Country living is definitely the life for her.

“Growing up, I would have loved to have done 4H and be riding horses,” she said. “I’ve always been a horse girl, but I didn’t grow up doing any of that. We lived in California from when I was 7 to about 14 or 15, and the area we lived in definitely was not in the Western lifestyle.

“That was a hard decision I made when I chose to come to Western. If I had stayed close to home and gone to (Colorado State University), I would have studied agriculture and equine science. I knew if I decided to come to Western, I’d have to get my foot in the door another way and that’s what got me involved in the community.”

She had the foresight to understand the importance of volunteerism in the community, especially for the Gunnison Valley’s biggest event. At just 24, she has much to learn, but she’s embracing all that is out there for her.

It’s just what events like Cattlemen’s Days need: Members of the community who are willing to step up and handle a big-time role in an established celebration. It helps, too, that she’s part of a youth movement for people of her generation that also see the need.

“Since 2018, I’ve been totally engulfed in Cattlemen’s Days and the Western lifestyle,” Bode said. “I m doing what I’ve wanted to do my whole life and still growing and learning each day, which is all I could ask for.”

Cattlemen’s Days will celebrate its 122nd year this July, and it’s a way to honor the generations of families and hard-working people that made Gunnison what it is today. She wasn’t raised in the county, nor did she spend her summers working in the hayfields or working cattle with her family.

But Bode is as much of the community as anyone, and Gunnison is very much part of who she is and what she wants to continue to become.

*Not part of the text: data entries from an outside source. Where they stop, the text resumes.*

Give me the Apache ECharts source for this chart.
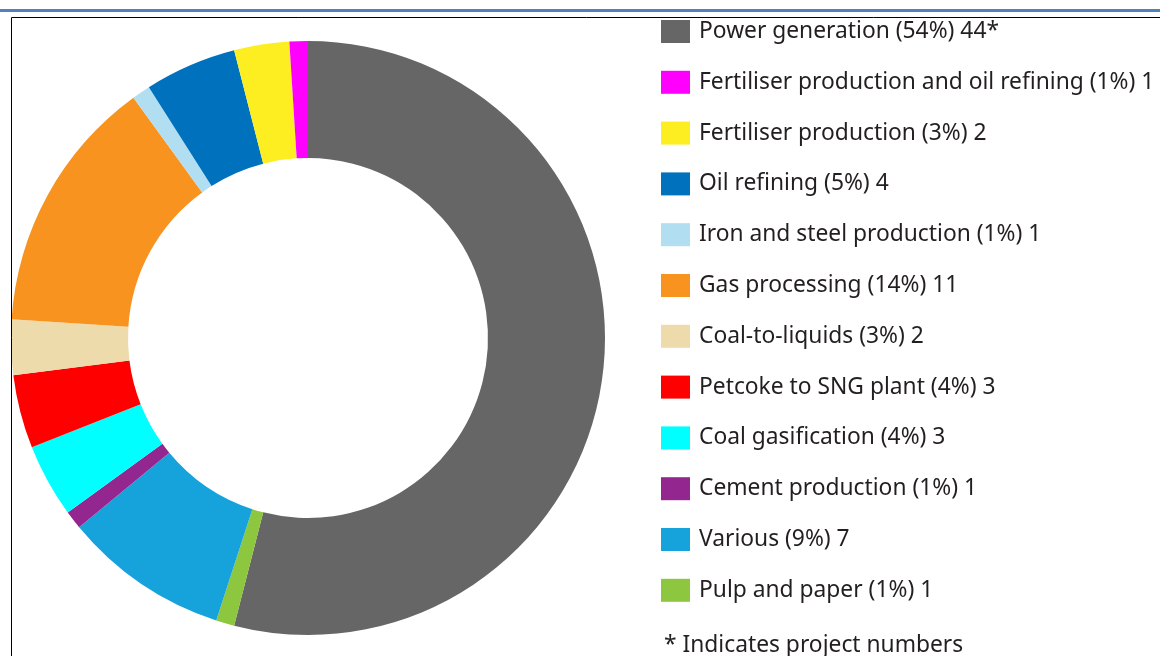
<!DOCTYPE html>
<html>
<head>
<meta charset="utf-8">
<script src="https://cdn.jsdelivr.net/npm/echarts@6/dist/echarts.min.js"></script>
<style>
  html, body { margin: 0; padding: 0; background: #fff; }
  #chart { width: 1160px; height: 656px; }
</style>
</head>
<body>
<div id="chart"></div>
<script>
// clockwise order round the ring, starting at 12 o'clock
const sectors = ['Power generation', 'Pulp and paper', 'Various', 'Cement production',
  'Coal gasification', 'Petcoke to SNG plant', 'Coal-to-liquids', 'Gas processing',
  'Iron and steel production', 'Oil refining', 'Fertiliser production',
  'Fertiliser production and oil refining'];
const shares = [54, 1, 9, 1, 4, 4, 3, 14, 1, 5, 3, 1];
const projects = ['44*', '1', '7', '1', '3', '3', '2', '11', '1', '4', '2', '1'];
const colors = ['#666666', '#8dc63f', '#16a2db', '#93278f', '#00ffff', '#ff0000',
  '#eedbac', '#f7931e', '#b2def2', '#0071bc', '#fcee21', '#ff00ff'];
// legend runs power first, then the rest anticlockwise
const legendOrder = ['Power generation', 'Fertiliser production and oil refining',
  'Fertiliser production', 'Oil refining', 'Iron and steel production', 'Gas processing',
  'Coal-to-liquids', 'Petcoke to SNG plant', 'Coal gasification', 'Cement production',
  'Various', 'Pulp and paper'];

const myChart = echarts.init(document.getElementById('chart'));
const font = 'Noto Sans';

const option = {
  animation: false,
  color: colors,
  graphic: [
    { type: 'rect', shape: { x: 0, y: 9, width: 1160, height: 3 }, style: { fill: '#4f81bd' } },
    { type: 'rect', shape: { x: 11.5, y: 17.5, width: 1200, height: 700 },
      style: { fill: null, stroke: '#000', lineWidth: 1 }, z: 10 },
    { type: 'text', left: 664, top: 634,
      style: { text: '* Indicates project numbers', fontSize: 22.8, fontFamily: font, fill: '#231f20' } }
  ],
  legend: {
    orient: 'vertical',
    left: 661,
    top: 20,
    padding: 0,
    data: legendOrder,
    icon: 'rect',
    itemWidth: 29,
    itemHeight: 23,
    itemGap: 27.8,
    selectedMode: false,
    textStyle: { fontSize: 22.8, fontFamily: font, color: '#231f20', lineHeight: 23, padding: [0, 0, 0, 4] },
    formatter: function (name) {
      const i = sectors.indexOf(name);
      return name + ' (' + shares[i] + '%) ' + projects[i];
    }
  },
  series: [{
    type: 'pie',
    center: [308, 338],
    radius: [180, 297],
    startAngle: 90,
    clockwise: true,
    label: { show: false },
    labelLine: { show: false },
    emphasis: { disabled: true },
    data: sectors.map((s, i) => ({ name: s, value: shares[i] }))
  }]
};

myChart.setOption(option);
</script>
</body>
</html>
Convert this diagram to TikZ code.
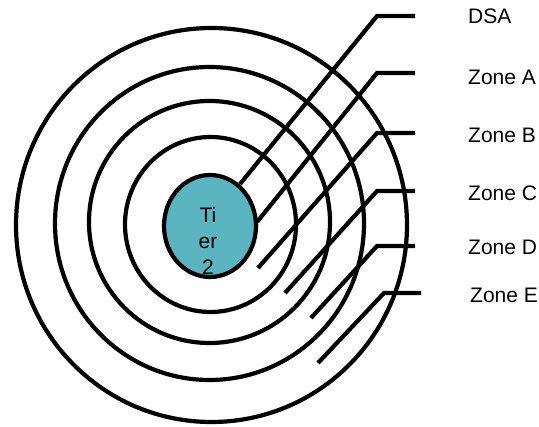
\documentclass[tikz,border=0pt]{standalone}
\usepackage{fontspec}
\setmainfont{Liberation Sans}
\usetikzlibrary{shapes.geometric}
\definecolor{tierfill}{RGB}{90,181,192}

\begin{document}
\begin{tikzpicture}[x=1pt, y=-1pt,
    ring/.style={draw=black, line width=4.2pt},
    leader/.style={draw=black, line width=4.2pt},
    zone/.style={font=\fontsize{21}{24}\selectfont, anchor=west, inner sep=0pt},
    tiercore/.style={ellipse, draw=black, line width=4.2pt, fill=tierfill,
      minimum width=92pt, minimum height=102pt, inner sep=0pt},
    tiertext/.style={font=\fontsize{21}{26}\selectfont, align=center, inner sep=0pt},
  ]
  \useasboundingbox (0,0) rectangle (539,427);
  % rings, outermost first
  \draw[ring] (211.5,225) ellipse [x radius=195.5pt, y radius=197pt];
  \draw[ring] (209.5,223.5) ellipse [x radius=154.5pt, y radius=156.5pt];
  \draw[ring] (209.5,222) ellipse [x radius=120.5pt, y radius=121pt];
  \draw[ring] (210.5,224.5) ellipse [x radius=85.5pt, y radius=87.5pt];
  \node[tiercore] (tier) at (210,226) {};
  \node[tiertext] (tiertxt) at (208,241) {Ti\\er\\2};

  % labels
  \node[zone] (dsa) at (468,16) {DSA};
  \node[zone] (zoneA) at (468,77) {Zone A};
  \node[zone] (zoneB) at (468,135) {Zone B};
  \node[zone] (zoneC) at (468,193) {Zone C};
  \node[zone] (zoneD) at (468,247) {Zone D};
  \node[zone] (zoneE) at (470,295) {Zone E};

  % leader lines
  \coordinate (dsaEnd) at (240,184);  \coordinate (dsaBend) at (377,16);  \coordinate (dsaTip) at (415,16);
  \coordinate (aEnd) at (257,222);    \coordinate (aBend) at (377,73);    \coordinate (aTip) at (415,73);
  \coordinate (bEnd) at (258,268);    \coordinate (bBend) at (377,133);   \coordinate (bTip) at (415,133);
  \coordinate (cEnd) at (285,293);    \coordinate (cBend) at (377,191);   \coordinate (cTip) at (415,191);
  \coordinate (dEnd) at (311,318);    \coordinate (dBend) at (377,246);   \coordinate (dTip) at (415,246);
  \coordinate (eEnd) at (318,363);    \coordinate (eBend) at (384,293);   \coordinate (eTip) at (421,293);
  \draw[leader] (dsaEnd) -- (dsaBend) -- (dsaTip);
  \draw[leader] (aEnd) -- (aBend) -- (aTip);
  \draw[leader] (bEnd) -- (bBend) -- (bTip);
  \draw[leader] (cEnd) -- (cBend) -- (cTip);
  \draw[leader] (dEnd) -- (dBend) -- (dTip);
  \draw[leader] (eEnd) -- (eBend) -- (eTip);
\end{tikzpicture}
\end{document}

“When I graduated college, I was already pretty deep in the Gunnison community,” she said. “Everybody told me I needed to leave and see what’s out there. I did a horsemanship internship in Washington, and I traveled around a little bit trying to figure out who I was post college. Finally, I got the opportunity to come back full time with my new position at the WCU Foundation and TETWP’s growth, and I jumped on it.

“Why would I leave a place that I’m so connected to? I didn’t move here for the college itself. I moved here for the lifestyle and for the community. I picked the kind of community I wanted to live in, and now I’m here living the dream and can’t wait to pay it forward to the next. More and more each day, I get to be the person that little Mackenzie always wanted to be.”